Sorry to hear. NO kids involved right?


----------



## twotimeloser (Feb 13, 2011)

I am going to say this, and i expect a lot of guff for it.


You have to get clear minded, make an action plan and commit to it.

Nothing is going to happen until you are mentally ready to follow through with the worst case scenario.

You ever seen that show Intervention? You have these addicted people that are ruining everyones lives, and those people have to make a choice. They have to say " I am willing to cut you out of my life to save yours."

Well, Infidelity causes a need for a marriage intervention. You have to get to a mental place where leaving IS an option, where you are ready to change your idle threats into an ultimatum. In an Ultimatum you follow through. 

When I went through this process, i dealt with a wife who fought me tooth and nail. It was all about her freedoms and her privacy, for herself. That was no concern of mine. I killed all her emails, Changed her telephone number, Made her remove every male on face book and block them. I check them all the time even after 2 years. She has family locater on her cell phone, and I even made her change all her passwords to the same as mine on every account. 

If she would have failed to do one of those things, I would have followed through with my ultimatum. and decorated the lawn with all her belongings. 

You need to have reasonable expectations, that the cheater will always view as unreasonable. 

The most common mistake made by cheaters and LS is that they just wish things were the way they used to be. That is Crap... the way it used to be... it led to your current situation, you need something completely different and these transparencies are just the beginning.

You tell her that "her" life is gone. It has been gone since she made the vows. It became "our" life... and if she doesnt like that, then she made a mistake marrying you.

None of this is possible until you make rules and follow them. YOU need to follow them and not back down. If you arent ready to get divorced, then you arent ready to do everything possible to save the marriage.


----------



## The 13th_Floor (Mar 7, 2011)

Stone_Dagger said:


> Agreed Sonny.
> And that is the conclusion i have come too.
> 
> Im not a fcking warden. Im not gonna keep watch over a an adult to do the right thing.
> ...


Full active duty? Me likey likey! However, I will say that you WILL meet and probably marry a woman again. You're smart, about to become 10 times more disciplined and can now take what you've learned from this marriage into your next one ; ) :smthumbup:


----------



## ahhhmaaaan! (Mar 26, 2011)

Dude... WTF is wrong with these people?
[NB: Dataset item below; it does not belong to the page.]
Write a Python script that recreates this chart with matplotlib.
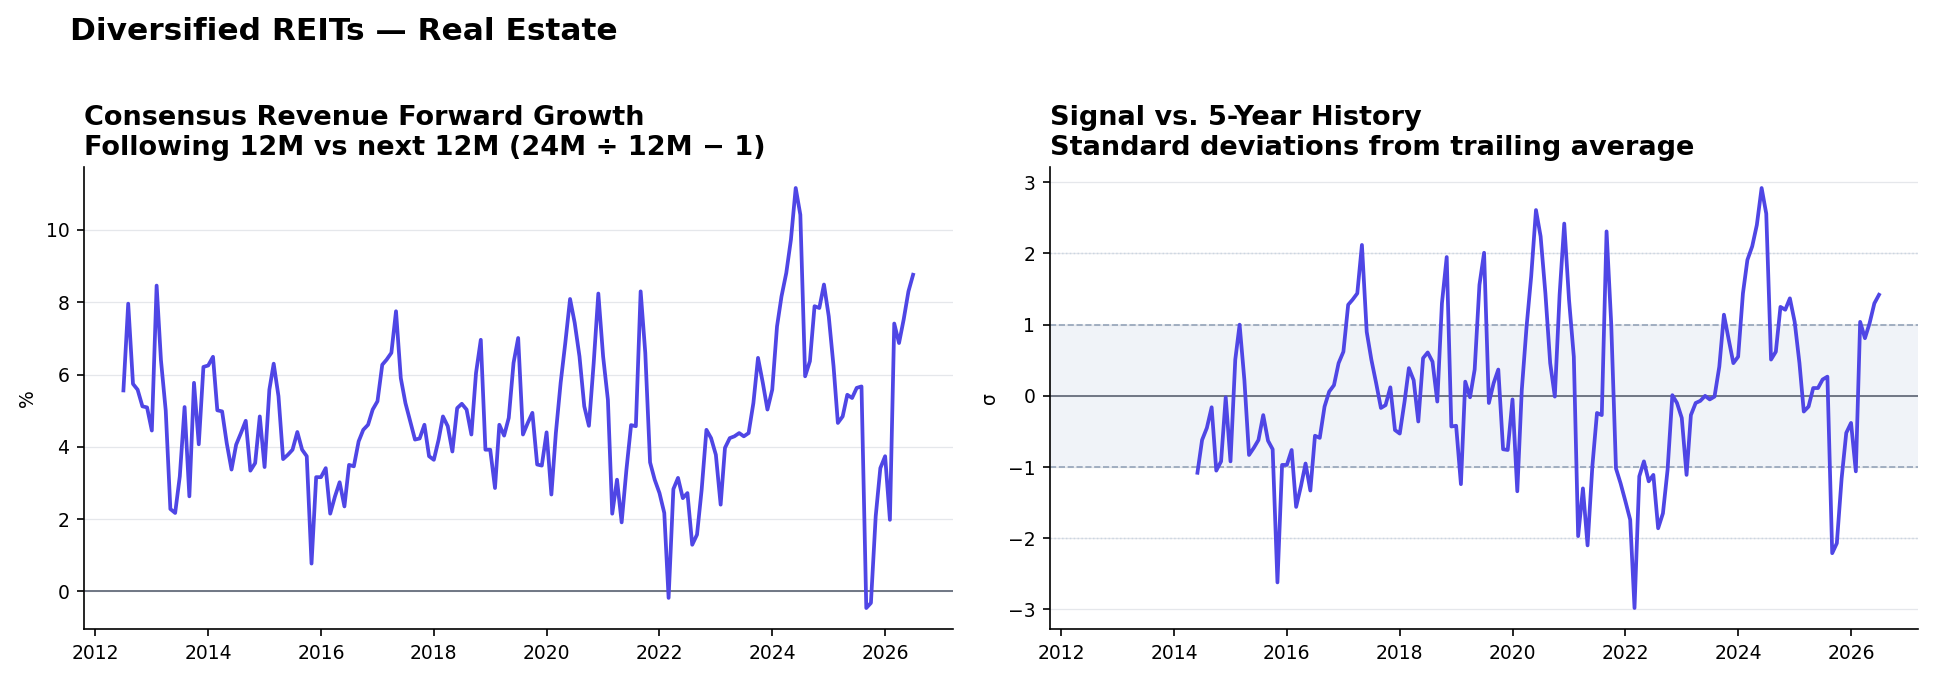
import numpy as np
import pandas as pd
import matplotlib
matplotlib.use("Agg")
import matplotlib.pyplot as plt

# Monthly data, 2012-07 .. 2026-07
dates = pd.date_range("2012-07-01", "2026-07-01", freq="MS")

# Consensus revenue forward growth (%)
growth = [
    5.56, 7.96, 5.74, 5.58, 5.12, 5.09, 4.45, 8.46, 6.40, 5.00,
    2.28, 2.17, 3.18, 5.10, 2.63, 5.77, 4.07, 6.21, 6.25, 6.49,
    5.01, 4.98, 4.10, 3.37, 4.06, 4.38, 4.72, 3.34, 3.55, 4.84,
    3.44, 5.58, 6.30, 5.40, 3.66, 3.78, 3.92, 4.41, 3.92, 3.74,
    0.77, 3.16, 3.16, 3.41, 2.15, 2.63, 3.02, 2.35, 3.50, 3.46,
    4.15, 4.47, 4.61, 5.03, 5.26, 6.27, 6.41, 6.60, 7.75, 5.90,
    5.21, 4.70, 4.20, 4.23, 4.61, 3.74, 3.64, 4.20, 4.84, 4.57,
    3.87, 5.07, 5.19, 5.03, 4.34, 6.04, 6.96, 3.92, 3.92, 2.86,
    4.61, 4.31, 4.80, 6.32, 7.01, 4.34, 4.66, 4.94, 3.51, 3.48,
    4.40, 2.68, 4.38, 5.77, 6.87, 8.09, 7.43, 6.50, 5.12, 4.58,
    6.32, 8.24, 6.50, 5.30, 2.15, 3.09, 1.91, 3.37, 4.60, 4.57,
    8.30, 6.60, 3.57, 3.09, 2.72, 2.17, -0.18, 2.83, 3.14, 2.58,
    2.72, 1.29, 1.57, 2.81, 4.47, 4.24, 3.78, 2.40, 3.97, 4.24,
    4.29, 4.38, 4.29, 4.38, 5.21, 6.46, 5.77, 5.03, 5.58, 7.33,
    8.16, 8.81, 9.73, 11.16, 10.42, 5.95, 6.37, 7.89, 7.84, 8.49,
    7.61, 6.23, 4.66, 4.84, 5.44, 5.35, 5.63, 5.67, -0.46, -0.32,
    2.08, 3.41, 3.74, 1.98, 7.41, 6.87, 7.52, 8.30, 8.76,
]

# Z-score vs trailing 5-year history, 2014-06 .. 2026-07
z_dates = pd.date_range("2014-06-01", "2026-07-01", freq="MS")
zscore = [
    -1.08, -0.62, -0.45, -0.16, -1.05, -0.92, -0.02, -0.92, 0.51, 1.00,
    0.22, -0.83, -0.73, -0.62, -0.27, -0.63, -0.75, -2.62, -0.97, -0.97,
    -0.76, -1.56, -1.27, -0.95, -1.33, -0.56, -0.59, -0.15, 0.06, 0.15,
    0.46, 0.62, 1.28, 1.35, 1.44, 2.12, 0.90, 0.51, 0.18, -0.17,
    -0.13, 0.12, -0.48, -0.53, -0.08, 0.39, 0.22, -0.36, 0.53, 0.61,
    0.48, -0.08, 1.30, 1.95, -0.43, -0.42, -1.24, 0.20, -0.02, 0.37,
    1.56, 2.01, -0.10, 0.18, 0.37, -0.75, -0.76, -0.05, -1.34, 0.08,
    0.97, 1.68, 2.61, 2.24, 1.44, 0.46, -0.01, 1.42, 2.42, 1.35,
    0.55, -1.97, -1.30, -2.10, -0.99, -0.24, -0.27, 2.31, 1.02, -1.02,
    -1.23, -1.48, -1.74, -2.98, -1.13, -0.92, -1.20, -1.11, -1.86, -1.65,
    -1.04, 0.01, -0.10, -0.31, -1.11, -0.27, -0.10, -0.07, 0.00, -0.05,
    -0.01, 0.41, 1.14, 0.79, 0.46, 0.55, 1.44, 1.91, 2.10, 2.40,
    2.92, 2.56, 0.51, 0.62, 1.25, 1.21, 1.37, 1.04, 0.46, -0.22,
    -0.15, 0.11, 0.11, 0.23, 0.27, -2.21, -2.07, -1.16, -0.52, -0.38,
    -1.06, 1.04, 0.81, 1.02, 1.30, 1.42,
]

line_color = "#4F46E5"

fig, (ax1, ax2) = plt.subplots(1, 2, figsize=(12.893, 4.527), dpi=150, sharex=True)
fig.subplots_adjust(left=0.0434, right=0.992, bottom=0.0736, top=0.754, wspace=0.112)

# Left: forward growth
ax1.grid(axis="y", color="#e5e7eb", lw=0.6)
ax1.axhline(0, color="#6b7280", lw=0.9)
ax1.plot(dates, growth, color=line_color, lw=1.8)
ax1.set_ylabel("%", fontsize=9)
ax1.set_title("Consensus Revenue Forward Growth\nFollowing 12M vs next 12M (24M ÷ 12M − 1)",
              loc="left", fontsize=13, fontweight="bold")

# Right: z-score
ax2.axhspan(-1, 1, color="#f0f3f8", zorder=0)
ax2.grid(axis="y", color="#e5e7eb", lw=0.6)
for lvl in (-2, 2):
    ax2.axhline(lvl, color="#cbd5e1", lw=0.7, ls=":")
for lvl in (-1, 1):
    ax2.axhline(lvl, color="#94a3b8", lw=0.8, ls="--")
ax2.axhline(0, color="#6b7280", lw=0.9)
ax2.plot(z_dates, zscore, color=line_color, lw=1.8)
ax2.set_ylabel("σ", fontsize=9)
ax2.set_title("Signal vs. 5-Year History\nStandard deviations from trailing average",
              loc="left", fontsize=13, fontweight="bold")

for ax in (ax1, ax2):
    ax.spines["top"].set_visible(False)
    ax.spines["right"].set_visible(False)
    ax.tick_params(labelsize=9)
    ax.set_axisbelow(True)

fig.suptitle("Diversified REITs — Real Estate", x=0.036, y=0.975, ha="left",
             fontsize=15, fontweight="bold")

fig.savefig("out.png", dpi=150)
If you read my post, I'm totally debating whether to stay and make an effort, or cut the ****ing thing(marriage) loose. She says she wants me to check all her phone records, email, and social networking from now on so that I can be sure she really wants to make it work- I DON"T WANT TO BE A ****ING BABYSITTER! We shouldn't have to do that.


----------



## michzz (Jun 6, 2008)

You can do it for a period of time then ease off.

That is if you want to step up. It seems humiliating I know.

But if you can do that while she repairs things with you, could it be worth it?
_Posted via Mobile Device_


----------



## Stone_Dagger (Mar 4, 2011)

Sucks when people betray your trust and you have to deal with the emotional & mental battle during the "Repair" phase!

F*CK THAT! I just passed my MEPS and Enlisted & Im Out of here End of July!

Now she can S*CK ON THAT!

I'm gonna support my daughter & fix my career and when im settled off i'm coming for my Kid!


----------



## ahhhmaaaan! (Mar 26, 2011)

Good for you, bro. Some people don't have the guts to get the **** out of such a situation. Stay up.


----------



## MisguidedMiscreant (Dec 28, 2010)

Stone_Dagger said:


> Sucks when people betray your trust and you have to deal with the emotional & mental battle during the "Repair" phase!
> 
> F*CK THAT! I just passed my MEPS and Enlisted & Im Out of here End of July!
> 
> ...





ahhhmaaaan! said:


> Good for you, bro. Some people don't have the guts to get the **** out of such a situation. Stay up.


Man, I really like you two.


----------



## The 13th_Floor (Mar 7, 2011)

Well **** yea, bro! Trust me, you've made a great decision!


----------